Finally, a blog I only became aware of because of this concert, thousandfold echo, says that Oestreich's perceptions were accurate, but that rather than consider them a negative, the attention to detail is actually a positive: "Some approach Mahler’s intricate counterpoint by thinning out and clarifying the textures; Nelsons and the BSO took a more satisfying approach of endowing the inner voices with soloistic color and phrasing. Yet this attention to phrasing never broke up the line or descended to fussy point-making; it all seemed natural."

And the writer, Michael, noticed the same reaction of the players after the performance concluded: "When he came out for the second curtain call, the orchestra refused to rise, and sat there applauding him, until he took a solo bow. By this time the audience was on its feet."

That last point may turn out to be vitally important. Part of the reason Levine came to the BSO in the first place was the enthusiasm of the players for his work. And major orchestras like the BSO can be downright cranky when they're not on board with a conductor. So if there really is the enthusiasm from the musicians as described in two of these three reviews, BSO management will, in my opinion, be very wise in considering another opportunity to bring in Andris Nelsons for a series of concerts.

I can say, by the way, that Andris Nelsons is a name I thought of, too, when Levine's departure was announced.

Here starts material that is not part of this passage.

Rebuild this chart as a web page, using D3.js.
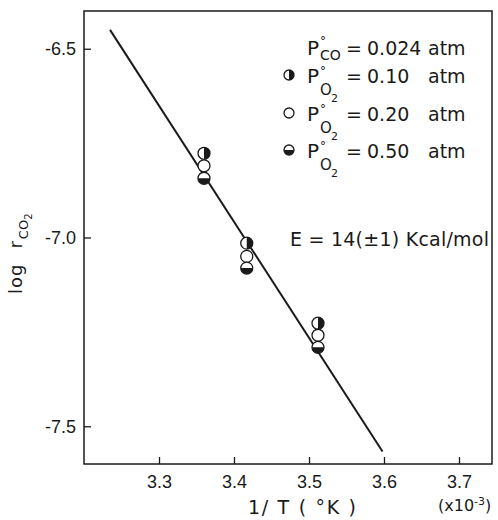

In the series of concert performances I program for the radio each Wednesday afternoon at 2pm, there have been a couple conducted by him, and my memory of these one-time-use recordings is that they were stellar. I'm intending to do a bit more digging around to see whether we might be able to secure a few more of his concert performances to offer on the air. Stay tuned, as they say.

And if you have more to add about Nelsons or other potential BSO conductors, just pop your thoughts into a comment below.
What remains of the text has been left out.